Posted by Amorymeltzer 3 days ago
That being said, I do kind of head-tilt at the folks screaming that this sort of “boring” cycle of hardware isn’t sustainable, that somehow, someone must create the next major improvement to justify all new spend or otherwise this is a worthless exercise. In reality, it’s always been the opposite: Moore’s Law wasn’t infinitely scalable, and anyone who suffered through the Pentium 4 era was painfully aware of its limitations. Sure, we can find other areas to scale (like going from clock speed to core counts, and core counts to core types), but Moore’s Law is not infallible or infinite; eventually, a plateau will be reached that cannot be overcome without serious R&D or a fundamental sea-change in the marketplace (like moving from x86 to ARM), often a combination of both.
Apple, at least, has the unenviable position of being among the first in addressing this challenge: how do you sell more products when power or efficiency gains are increasingly thin, year over year? Their approach has been to leverage services for recurring revenue and gradually slowing down product refreshes over time, while tempering expectations of massive gains for those product lines seeing yearly refreshes. I suspect that will be the norm for a lot of companies going forward, hence the drive to close walled gardens everywhere and lock-in customers (see also the Android sideloading discourse).

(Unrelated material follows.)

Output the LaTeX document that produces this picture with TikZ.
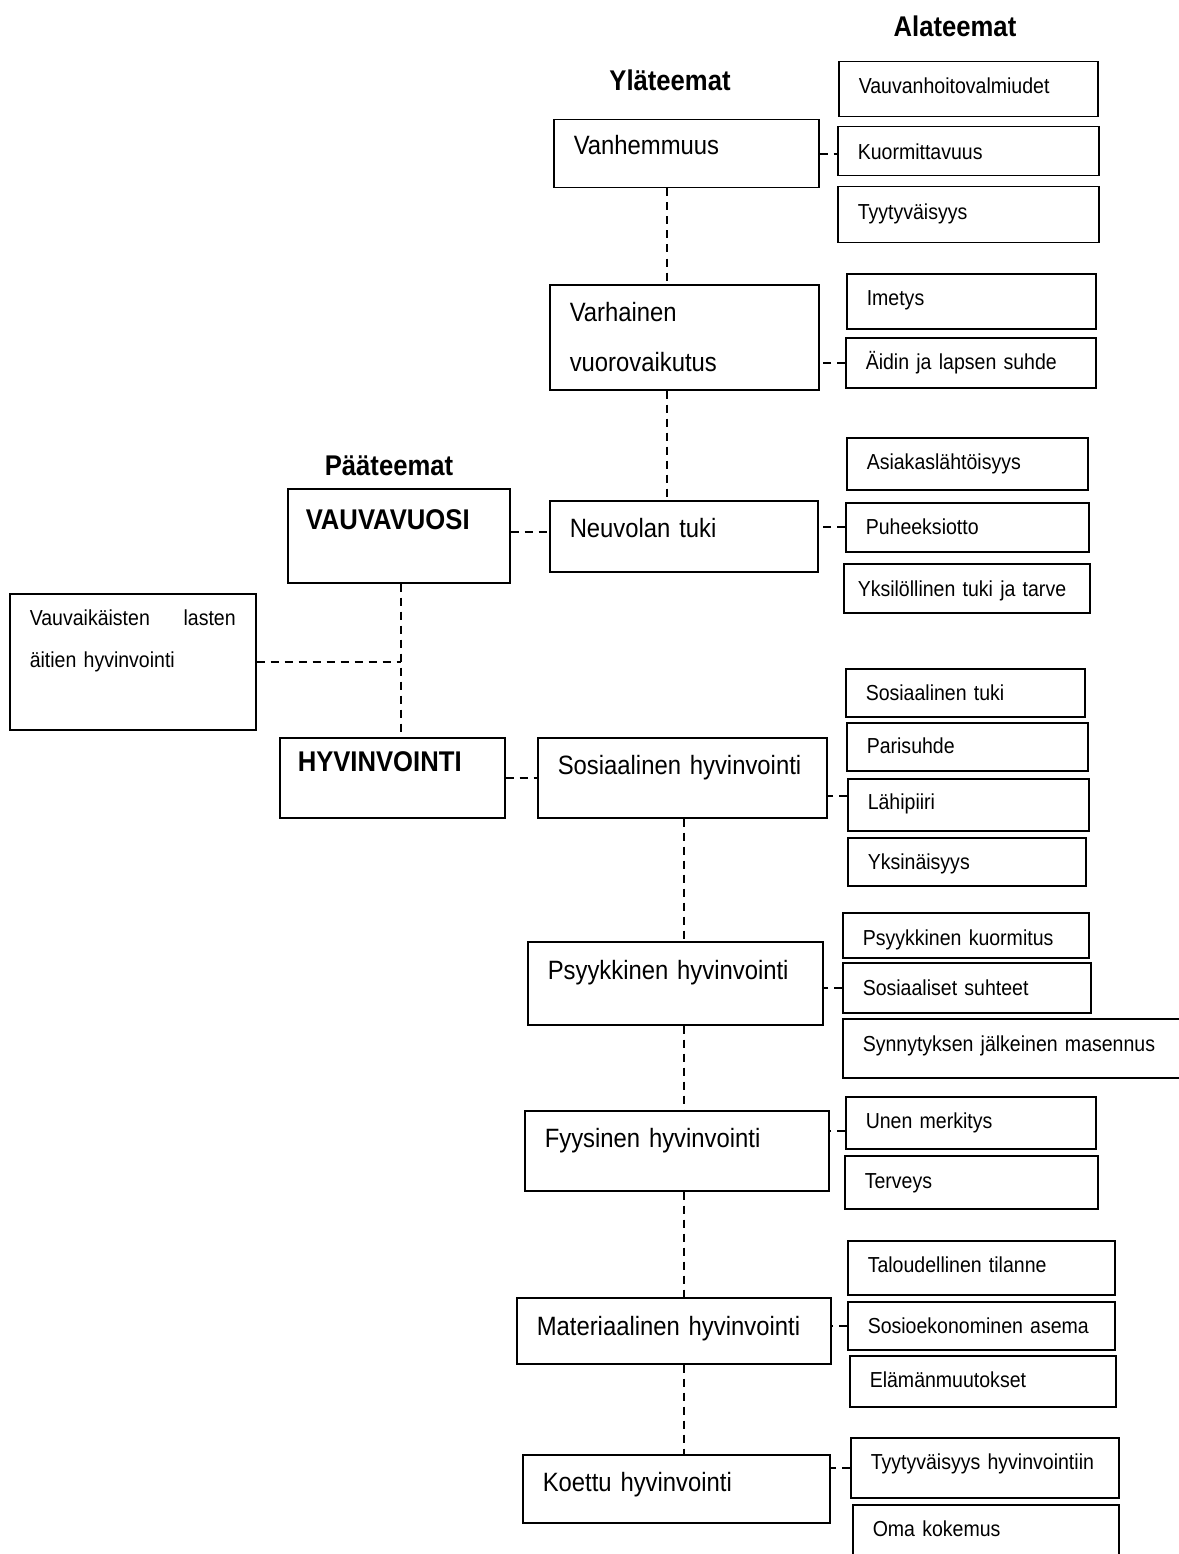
\documentclass[tikz,border=0pt]{standalone}
\usepackage{fontspec}
\setmainfont[FakeStretch=0.9]{Liberation Sans}
\tikzset{
  ybox/.style={draw,line width=1.5pt,anchor=north west,inner xsep=20pt,inner ysep=0pt,align=left,font=\fontsize{26.5}{32}\selectfont},
  abox/.style={draw,line width=1.5pt,anchor=north west,inner xsep=20pt,inner ysep=0pt,align=left,font=\fontsize{21.7}{26}\selectfont},
  pbox/.style={draw,line width=1.5pt,anchor=north west,inner xsep=18pt,inner ysep=0pt,align=left,font=\bfseries\fontsize{28.5}{34}\selectfont},
  head/.style={inner sep=0pt,font=\bfseries\fontsize{28.5}{34}\selectfont},
  link/.style={line width=1.7pt,dash pattern=on 8pt off 6pt}
}
\begin{document}
\begin{tikzpicture}[x=1pt,y=-1pt]
\useasboundingbox (0,0) rectangle (1178,1554);
\fill[white] (0,0) rectangle (1178,1554);
\coordinate (colA) at (667,0);
\coordinate (colB) at (684,0);
\coordinate (colC) at (401,0);
  \node[head] (alat) at (955,26) {Alateemat};
  \node[head] (ylat) at (670,80) {Yläteemat};
  \node[head] (paat) at (389,466) {Pääteemat};
  %%%%%%%%%%%%%%%% paateemat
  \node[pbox,text width=186pt,text height=41pt,text depth=53pt] (vauva) at (287,488) {VAUVAVUOSI};
  \node[pbox,text width=189pt,text height=34pt,text depth=46pt] (hyvi) at (279,737) {HYVINVOINTI};
  \node[abox,text width=206pt,text height=32pt,text depth=104pt,font=\fontsize{21.7}{42}\selectfont] (lbox) at (9,593) {Vauvaikäisten\hfill lasten\\äitien hyvinvointi};
  %%%%%%%%%%%%%%%% ylateemat
  \node[ybox,text width=225pt,text height=35pt,text depth=33pt] (vanh) at (553,119) {Vanhemmuus};
  \node[ybox,text width=229pt,text height=37pt,text depth=68pt,font=\fontsize{26.5}{50}\selectfont] (varh) at (549,284) {Varhainen\\vuorovaikutus};
  \node[ybox,text width=228pt,text height=37pt,text depth=34pt] (neuv) at (549,500) {Neuvolan tuki};
  \node[ybox,text width=249pt,text height=37pt,text depth=43pt] (sosi) at (537,737) {Sosiaalinen hyvinvointi};
  \node[ybox,text width=255pt,text height=38pt,text depth=45pt] (psyk) at (527,941) {Psyykkinen hyvinvointi};
  \node[ybox,text width=264pt,text height=37pt,text depth=43pt] (fyys) at (524,1110) {Fyysinen hyvinvointi};
  \node[ybox,text width=274pt,text height=38pt,text depth=28pt] (mate) at (516,1297) {Materiaalinen hyvinvointi};
  \node[ybox,text width=267pt,text height=37pt,text depth=31pt] (koet) at (522,1454) {Koettu hyvinvointi};
  %%%%%%%%%%%%%%%% alateemat
  \node[abox,text width=219pt,text height=32pt,text depth=23pt] (a1) at (838,61) {Vauvanhoitovalmiudet};
  \node[abox,text width=221pt,text height=33pt,text depth=16pt] (a2) at (837,126) {Kuormittavuus};
  \node[abox,text width=221pt,text height=33pt,text depth=23pt] (a3) at (837,186) {Tyytyväisyys};
  \node[abox,text width=209pt,text height=32pt,text depth=23pt] (b1) at (846,273) {Imetys};
  \node[abox,text width=210pt,text height=32pt,text depth=18pt] (b2) at (845,337) {Äidin ja lapsen suhde};
  \node[abox,text width=201pt,text height=32pt,text depth=20pt] (c1) at (846,437) {Asiakaslähtöisyys};
  \node[abox,text width=203pt,text height=32pt,text depth=17pt] (c2) at (845,502) {Puheeksiotto};
  \node[abox,inner xsep=14pt,text width=218pt,text height=33pt,text depth=16pt] (c3) at (843,563) {Yksilöllinen tuki ja tarve};
  \node[abox,text width=199pt,text height=32pt,text depth=16pt] (d1) at (845,668) {Sosiaalinen tuki};
  \node[abox,text width=201pt,text height=31pt,text depth=17pt] (d2) at (846,722) {Parisuhde};
  \node[abox,text width=201pt,text height=31pt,text depth=21pt] (d3) at (847,778) {Lähipiiri};
  \node[abox,text width=198pt,text height=32pt,text depth=16pt] (d4) at (847,837) {Yksinäisyys};
  \node[abox,text width=206pt,text height=33pt,text depth=12pt] (e1) at (842,912) {Psyykkinen kuormitus};
  \node[abox,text width=208pt,text height=33pt,text depth=17pt] (e2) at (842,962) {Sosiaaliset suhteet};
  \node[abox,text width=308pt,text height=33pt,text depth=26pt] (e3) at (842,1018) {Synnytyksen jälkeinen masennus};
  \node[abox,text width=210pt,text height=32pt,text depth=20pt] (f1) at (845,1096) {Unen merkitys};
  \node[abox,text width=213pt,text height=33pt,text depth=20pt] (f2) at (844,1155) {Terveys};
  \node[abox,text width=227pt,text height=32pt,text depth=22pt] (g1) at (847,1240) {Taloudellinen tilanne};
  \node[abox,text width=227pt,text height=32pt,text depth=16pt] (g2) at (847,1301) {Sosioekonominen asema};
  \node[abox,text width=226pt,text height=32pt,text depth=19pt] (g3) at (849,1355) {Elämänmuutokset};
  \node[abox,text width=228pt,text height=32pt,text depth=28pt] (h1) at (850,1437) {Tyytyväisyys hyvinvointiin};
  \node[abox,text width=226pt,text height=32pt,text depth=29pt] (h2) at (852,1504) {Oma kokemus};
  %%%%%%%%%%%%%%%% dashed links
  \draw[link] (vauva.south -| colC) -- (hyvi.north -| colC);
  \draw[link] (lbox.east) -- (lbox.east -| colC);
  \draw[link] ([yshift=4pt]vauva.east) -- ([yshift=4pt]vauva.east -| neuv.west);
  \draw[link] (hyvi.east) -- (hyvi.east -| sosi.west);
  \draw[link] (vanh.south -| colA) -- (varh.north -| colA);
  \draw[link] (varh.south -| colA) -- (neuv.north -| colA);
  \draw[link] (sosi.south -| colB) -- (psyk.north -| colB);
  \draw[link] (psyk.south -| colB) -- (fyys.north -| colB);
  \draw[link] (fyys.south -| colB) -- (mate.north -| colB);
  \draw[link] (mate.south -| colB) -- (koet.north -| colB);
  \draw[link] (vanh.east) -- (vanh.east -| a2.west);
  \draw[link] (b2.west) -- (b2.west -| varh.east);
  \draw[link] (c2.west) -- (c2.west -| neuv.east);
  \draw[link] ([yshift=9pt]d3.west) -- ([yshift=9pt]d3.west -| sosi.east);
  \draw[link] (e2.west) -- (e2.west -| psyk.east);
  \draw[link] ([yshift=-8pt]f1.west) -- ([yshift=-8pt]f1.west -| fyys.east);
  \draw[link] (g2.west) -- (g2.west -| mate.east);
  \draw[link] (h1.west) -- (h1.west -| koet.east);
\end{tikzpicture}
\end{document}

The hardware cycle at present is fairly boring, and I quite like it. My M1 iPad Pro and M1 Pro Macbook Pro dutifully serve me well, and I have no need to replace either until they break.
If you think this is a boring architecture, more power to you. It's not boring enough for me.
Valve is spending a lot of resources and AFAIK so are all the AI companies in the asian market.
There are plenty of people who wants an open-source alternative that breaks the monopoly that Nvidia has over CUDA.
They’re not open source, for sure. But even setting that aside, they don’t offer anything like CUDA for their system. Nobody is taking an honest stab at this.